India’s Shrimp Exports: Coping with US Tariffs

India’s agri-exports to the United States amounted to USD 5.9 billion in Financial Year 2024-25 (FY25), of which the largest commodity is shrimp, valued at USD 2.4 billion. Until April 2025, the effective tariff on shrimp stood at 8.26 percent including 5.77 percent counter-vailing duty and 2.49 percent of anti-dumping duty. The subsequent hike raising the effective duty to 58.26 percent in August—has dealt a severe blow to India’s shrimp sector, underscoring the risks of excessive reliance (~48 percent) on a single market. Competitiveness has eroded sharply in the export market, and field evidence shows that farm-gate prices have already fallen by 8-10 percent for farmers operating within a capital-intensive production system. The pressure is expected to intensify further in the next season if the punitive tariff imposed by the United States is not withdrawn.

In this context, this policy brief evaluates the implications of the US tariff shock across the entire value chain of shrimps and how to cope up with this enhanced tariff by the US. Our analysis highlights the urgent need for a coping strategy encompassing safety net for farmers and processors, as well as a diversification strategy for exporters.
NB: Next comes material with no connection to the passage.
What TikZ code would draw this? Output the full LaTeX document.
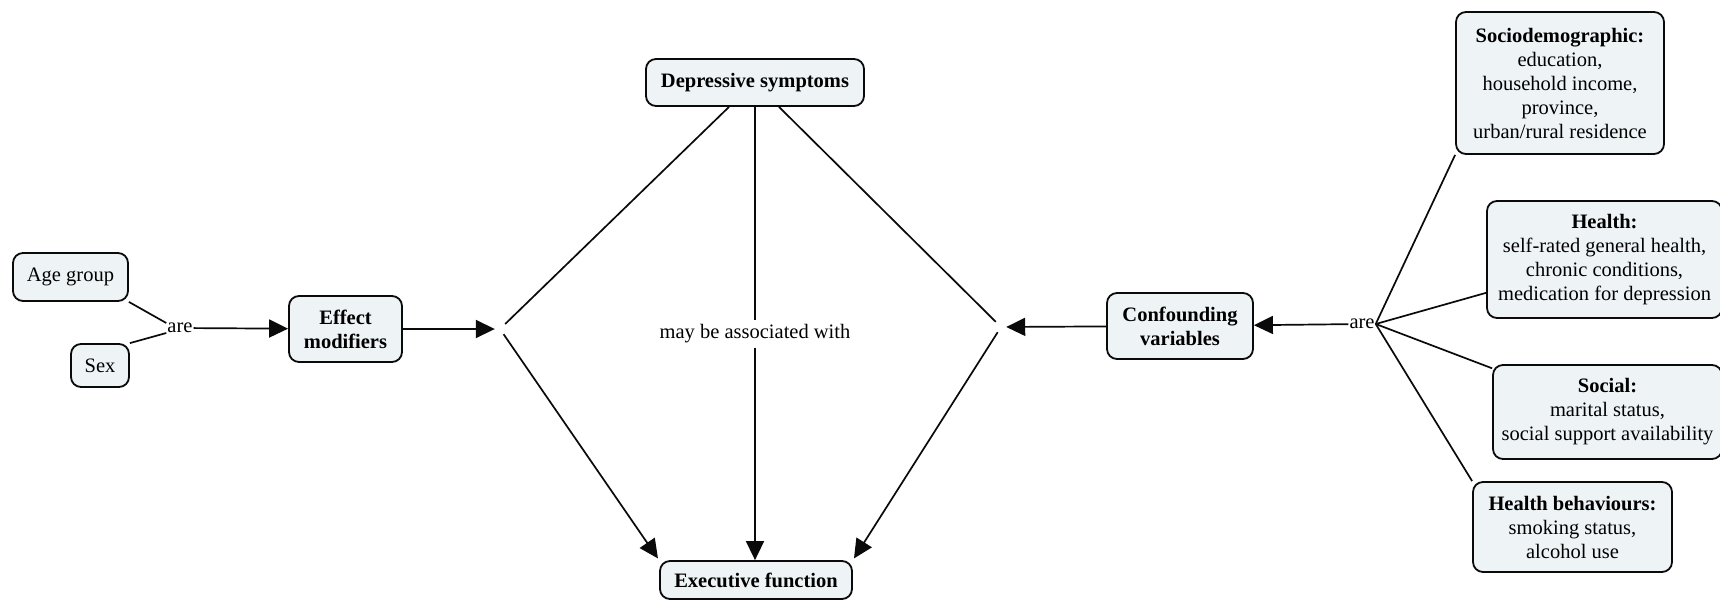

Such a strategy must examine trade competitiveness with major exporters, demand patterns in major importing countries, and both tariff and non-tariff barriers in key markets.
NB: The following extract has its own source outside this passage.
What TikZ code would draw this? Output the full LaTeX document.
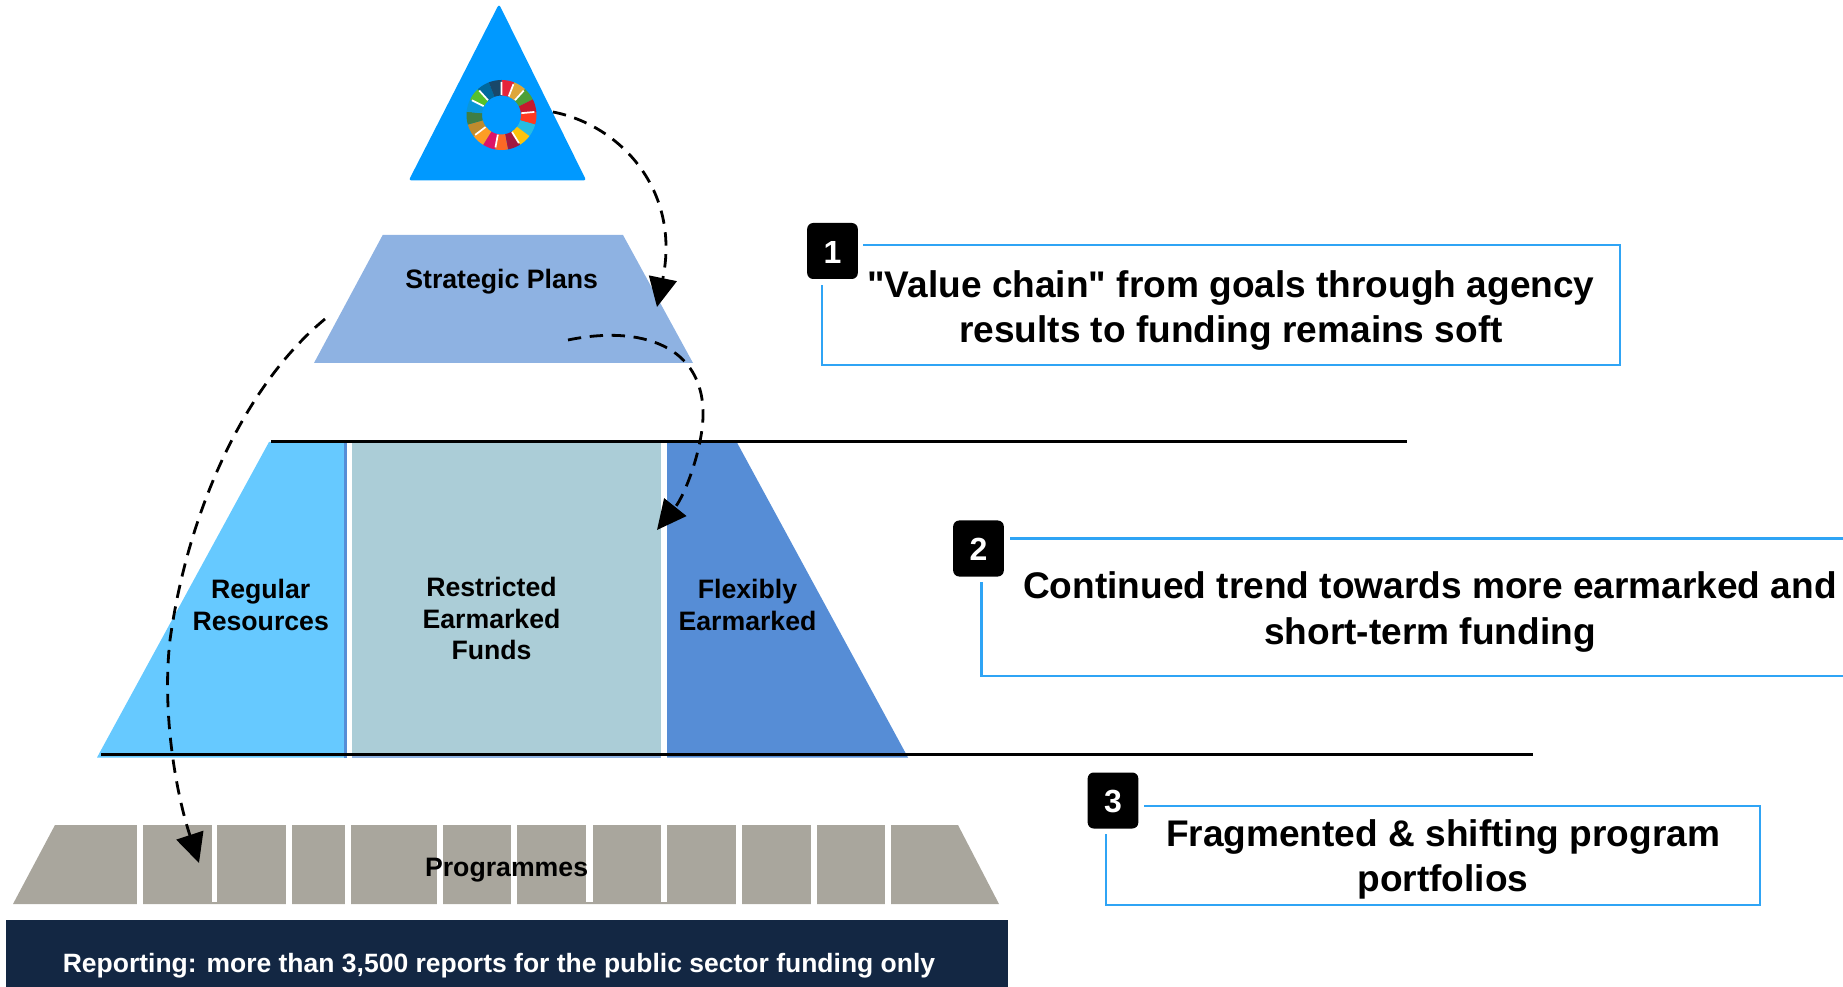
\documentclass[tikz,border=0pt]{standalone}
\usepackage{fontspec}
\setmainfont{Liberation Sans}
\newfontfamily\straightq{Liberation Sans}
\usetikzlibrary{arrows.meta}
\definecolor{tri}{HTML}{0099FF}
\definecolor{strat}{HTML}{8EB2E2}
\definecolor{regular}{HTML}{66C9FF}
\definecolor{restr}{HTML}{ABCDD7}
\definecolor{flex}{HTML}{568DD6}
\definecolor{prog}{HTML}{A9A69D}
\definecolor{navy}{HTML}{132743}
\definecolor{boxline}{HTML}{2FA4F5}
\tikzset{
  lbl/.style={font=\fontsize{20pt}{23.8pt}\selectfont\bfseries,align=center,inner sep=0pt,text=black},
  replbl/.style={font=\fontsize{19.87pt}{23.8pt}\selectfont\bfseries,align=center,inner sep=0pt,text=white},
  head/.style={font=\fontsize{27.8pt}{33.9pt}\selectfont\bfseries,align=center,inner sep=0pt,text=black},
  badge/.style={fill=black,rounded corners=4.5pt,inner sep=0pt},
  badgenum/.style={font=\fontsize{24pt}{28pt}\selectfont\bfseries,text=white,inner sep=0pt},
  frame/.style={draw=boxline,line width=1.6pt},
  rule/.style={draw=black,line width=2pt},
  flow/.style={draw=black,line width=2.1pt,dash pattern=on 10pt off 6.5pt,-{Triangle[length=22pt,width=21pt]}},
  gap/.style={fill=white,draw=none}
}
\begin{document}
\begin{tikzpicture}[x=0.75pt,y=-0.75pt]
\useasboundingbox (0,0) rectangle (1843,987);
% apex
\fill[tri,draw=tri,line width=2pt,line join=round] (499,7) -- (584,179) -- (411,179) -- cycle;
% SDG wheel
\begin{scope}[shift={(501.5,115)}]
\foreach \c [count=\i from 0] in {E5243B,DDA63A,4C9F38,C5192D,FF3A21,26BDE2,FCC30B,A21942,FD6925,DD1367,FD9D24,BF8B2E,3F7E44,0A97D9,56C02B,00689D,19486A}{
  \pgfmathsetmacro{\aa}{-90+21.176*\i}
  \pgfmathsetmacro{\ab}{\aa+21.176}
  \definecolor{sdg}{HTML}{\c}
  \fill[sdg] (\aa:35) arc[start angle=\aa,end angle=\ab,radius=35] -- (\ab:19.5) arc[start angle=\ab,end angle=\aa,radius=19.5] -- cycle;
}
\foreach \i in {0,1,3,6,8,10,13,14,16}{
  \pgfmathsetmacro{\aa}{-90+21.176*(\i+1)}
  \draw[white,line width=1.3pt] (\aa:20) -- (\aa:33);
}
\end{scope}
% strategic plans
\fill[strat] (382.7,235) -- (623,235) -- (693,363) -- (314,363) -- cycle;
% middle tier
\fill[regular] (269,442) -- (344,442) -- (344,757.5) -- (97,757.5) -- cycle;
\fill[flex] (344.3,442) rectangle (347,757.5);
\fill[restr] (352,442) rectangle (661,757.5);
\fill[flex] (667,442) -- (736.7,442) -- (908,757.5) -- (667,757.5) -- cycle;
\fill[strat] (352,755) rectangle (661,757.5);
\draw[rule] (271,441.5) -- (1407,441.5);
\draw[rule] (101,754.7) -- (1533,754.7);
% programmes
\fill[prog] (55,825) -- (958,825) -- (999,904) -- (13,904) -- cycle;
\foreach \a/\b/\e in {136.6/142.5/904.5,211.5/217.3/902,286/292/904.5,345/351/904.5,437/443/904.5,511/517/904.5,586/593/902,661/667/902,736/742/904.5,811/817/904.5,885/891/904.5}{
  \fill[gap] (\a,824) rectangle (\b,\e);
}
\fill[navy] (6,920) rectangle (1008,987);
% labels
\node[lbl] (strategic) at (501.7,281.5) {Strategic Plans};
\node[lbl] (regularlbl) at (260.7,605) {Regular\\Resources};
\node[lbl] (restricted) at (491.5,618.5) {Restricted\\Earmarked\\Funds};
\node[lbl] (flexibly) at (747.5,605) {Flexibly\\Earmarked};
\node[lbl] (programmes) at (506.6,870.5) {Programmes};
\node[replbl] (reporting) at (499,965.5) {Reporting: more than 3,500 reports for the public sector funding only};
% call-out boxes
\coordinate (b1a) at (863,245); \coordinate (b1b) at (1620,245); \coordinate (b1c) at (1620,365); \coordinate (b1d) at (822,365); \coordinate (b1e) at (822,285);
\draw[frame] (b1a) -- (b1b) -- (b1c) -- (b1d) -- (b1e);
\node[badge,minimum width=38pt,minimum height=42pt] (n1) at (832.5,251) {};
\node[badgenum] at ([yshift=-0.8pt]n1.center) {1};
\node[head] (t1) at (1231,310.5) {{\straightq\bfseries "}Value chain{\straightq\bfseries "} from goals through agency\\results to funding remains soft};
\coordinate (b2a) at (1010,538.5); \coordinate (b2b) at (1843,538.5); \coordinate (b2c) at (1843,676); \coordinate (b2d) at (981.5,676); \coordinate (b2e) at (981.5,582);
\draw[frame] (b2a) -- (b2b);
\draw[frame] (b2c) -- (b2d) -- (b2e);
\node[badge,minimum width=38pt,minimum height=42pt] (n2) at (978.5,548.5) {};
\node[badgenum] at ([yshift=-0.8pt]n2.center) {2};
\node[head] (t2) at (1430,612) {Continued trend towards more earmarked and\\short-term funding};
\coordinate (b3a) at (1144,806); \coordinate (b3b) at (1760,806); \coordinate (b3c) at (1760,905); \coordinate (b3d) at (1106,905); \coordinate (b3e) at (1106,834);
\draw[frame] (b3a) -- (b3b) -- (b3c) -- (b3d) -- (b3e);
\node[badge,minimum width=38pt,minimum height=42pt] (n3) at (1113,800.5) {};
\node[badgenum] at ([yshift=-0.8pt]n3.center) {3};
\node[head] (t3) at (1443,859.5) {Fragmented \& shifting program\\portfolios};
% connectors
\coordinate (f1s) at (553,112); \coordinate (f1e) at (657,307);
\coordinate (f2s) at (568,340); \coordinate (f2m) at (703,417); \coordinate (f2e) at (657,530);
\coordinate (f3s) at (325,319); \coordinate (f3m) at (170,640); \coordinate (f3e) at (199,863);
\draw[flow] (f1s) .. controls (620,125) and (681,190) .. (f1e);
\draw[flow] (f2s) .. controls (640,325) and (705,345) .. (f2m) .. controls (702,450) and (685,495) .. (f2e);
\draw[flow] (f3s) .. controls (245,385) and (188,510) .. (f3m) .. controls (162,710) and (175,790) .. (f3e);
\end{tikzpicture}
\end{document}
The findings call for a four-pronged coping strategy. First, in the short run, value-chain financing through concessional working capital loan for exporters, freight subsidies, interest free loans for farmers, and wage compensation schemes for workers will reduce risks and ensure liquidity across the shrimp value chain. Alongside this, trade negotiations with the US are needed to at least reduce the additional 25 percent penalty tariff. Second, for medium and long-run, our trade indicators show that export market diversification should prioritize China, Japan, South Korea, European Union countries, and Russia supported by tariff negotiations, trade agreements, and compliance facilitation. Third, we need product diversification, which must move beyond bulk peeled shrimp to higher-value segments such as ready-to-cook, breaded, and seasoned formats, underpinned by certifications in sustainability, biosecurity, and traceability. Fourth, domestic market development should create an internal demand buffer by positioning shrimp as a nutritious protein source in supermarkets, e-commerce platforms, and the HoReCa segment.